Number of the form $2^i3^j5^k$ closest to a given number $n$

Question

How do I find a number of the form $2^i3^j5^k$ closest to a given number $n$, with $i, j, k \in \mathbb{N}$ numerically? Of course, I could try $\lfloor \log_2{n}\rfloor \times \lfloor\log_3{n}\rfloor \times \lfloor \log_5{n}\rfloor$ combinations of $i$, $j$, and $k$, and pick the one which minimizes the difference. I was wondering if there are more elegant ways to do this.

Answer 1

One thing to note is that there won't always be a unique solution - $11$ is the same distance from $10=2\times5$ and $12=2^2\times3$. Still, we can narrow down where we look for solutions somewhat by applying some heuristics:

$2^i3^j5^k\approx n\implies i\log2+j\log3+k\log5\approx\log n\implies(i,j,k)\cdot(\log2,\log3,\log5)\approx\log n$

So, we now know that our approximate solutions ought to lie close to a plane. Given that we're also taking $i,j,k\geq0$, we can restrict our search further, which gives the bounds you list in your initial post.

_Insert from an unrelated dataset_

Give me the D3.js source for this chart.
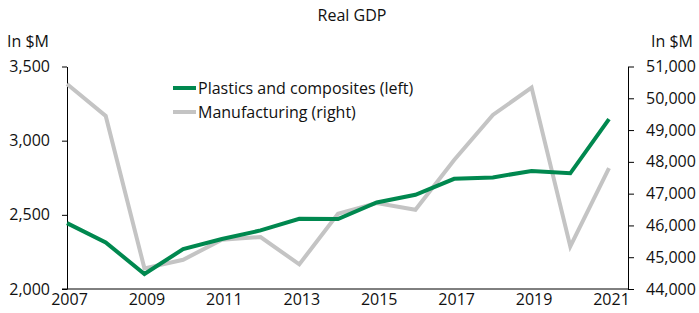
<!DOCTYPE html>
<html>
<head>
<meta charset="utf-8">
<title>Real GDP</title>
<script src="https://cdn.jsdelivr.net/npm/d3@7"></script>
<style>
  body { margin: 0; background: #fff; }
  text { font-family: "Open Sans", sans-serif; fill: #111; }
</style>
</head>
<body>
<svg id="chart" width="699" height="313"></svg>
<script>
  // data
  var years = [2007, 2008, 2009, 2010, 2011, 2012, 2013, 2014, 2015, 2016, 2017, 2018, 2019, 2020, 2021];
  var plastics = [2444, 2314, 2101, 2269, 2337, 2395, 2473, 2472, 2583, 2635, 2743, 2752, 2796, 2780, 3145];
  var manufacturing = [50450, 49445, 44650, 44920, 45550, 45635, 44775, 46366, 46702, 46492, 48060, 49476, 50335, 45340, 47800];
  var leftTicks = [2000, 2500, 3000, 3500];
  var rightTicks = [44000, 45000, 46000, 47000, 48000, 49000, 50000, 51000];
  var xTicks = [2007, 2009, 2011, 2013, 2015, 2017, 2019, 2021];

  var svg = d3.select("#chart");
  var fmt = d3.format(",");

  var x = d3.scaleLinear().domain([2007, 2021]).range([67, 609]);
  var yL = d3.scaleLinear().domain([2000, 3500]).range([289, 66.5]);
  var yR = d3.scaleLinear().domain([44000, 51000]).range([289, 66.5]);

  /* title and unit labels */
  svg.append("text").attr("x", 352).attr("y", 21).attr("text-anchor", "middle")
    .style("font-size", "16px").text("Real GDP");
  svg.append("text").attr("x", 7).attr("y", 47).style("font-size", "16px").text("In $M");
  svg.append("text").attr("x", 693).attr("y", 47).attr("text-anchor", "end")
    .style("font-size", "16px").text("In $M");

  /* left axis */
  var gl = svg.append("g").attr("transform", "translate(67,0)")
    .call(d3.axisLeft(yL).tickValues(leftTicks).tickFormat(fmt).tickSize(5).tickSizeOuter(0).tickPadding(12));
  /* right axis */
  var gr = svg.append("g").attr("transform", "translate(628,0)")
    .call(d3.axisRight(yR).tickValues(rightTicks).tickFormat(fmt).tickSize(6).tickSizeOuter(0).tickPadding(12));
  /* bottom axis */
  var gb = svg.append("g").attr("transform", "translate(2,289)")
    .call(d3.axisBottom(x).tickValues(xTicks).tickFormat(d3.format("d")).tickSize(0).tickPadding(5));
  gb.select(".domain").remove();
  svg.append("line").attr("x1", 62).attr("x2", 628).attr("y1", 289).attr("y2", 289)
    .attr("stroke", "#000").attr("stroke-width", 1);

  [gl, gr, gb].forEach(function (g) {
    g.selectAll("text").style("font-size", "16px").style("font-family", "'Open Sans', sans-serif").attr("fill", "#111");
    g.selectAll("path, line").attr("stroke", "#000");
  });

  /* lines */
  var lineL = d3.line().x(function (d, i) { return x(years[i]); }).y(function (d) { return yL(d); });
  var lineR = d3.line().x(function (d, i) { return x(years[i]); }).y(function (d) { return yR(d); });

  svg.append("path").datum(manufacturing).attr("d", lineR)
    .attr("fill", "none").attr("stroke", "#c4c4c4").attr("stroke-width", 4);
  svg.append("path").datum(plastics).attr("d", lineL)
    .attr("fill", "none").attr("stroke", "#00884f").attr("stroke-width", 4);

  /* legend */
  var legend = [
    { label: "Plastics and composites (left)", color: "#00884f", y: 88 },
    { label: "Manufacturing (right)", color: "#c4c4c4", y: 112 }
  ];
  legend.forEach(function (l) {
    svg.append("line").attr("x1", 173).attr("x2", 196).attr("y1", l.y).attr("y2", l.y)
      .attr("stroke", l.color).attr("stroke-width", 4);
    svg.append("text").attr("x", 198).attr("y", l.y + 6).style("font-size", "16px").text(l.label);
  });
</script>
</body>
</html>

So, instead of a brute-force search over a cuboid, we can reduce it to a brute-force search over a (neighbourhood of a) triangular face of a simplex. This means a 2d search rather than a 3d search, which ought to reduce the complexity somewhat - I imagine if the original algorithm is $O(\log^3n)$, this ought to be $O(\log^2n)$. So it's a step forward in some sense.

Perhaps worth noting that the number of integers $\leq n$ expressible in the form $2^i3^j5^k$ is $\sim \frac{\log^3n}{(3)!\log2\log3\log5}$.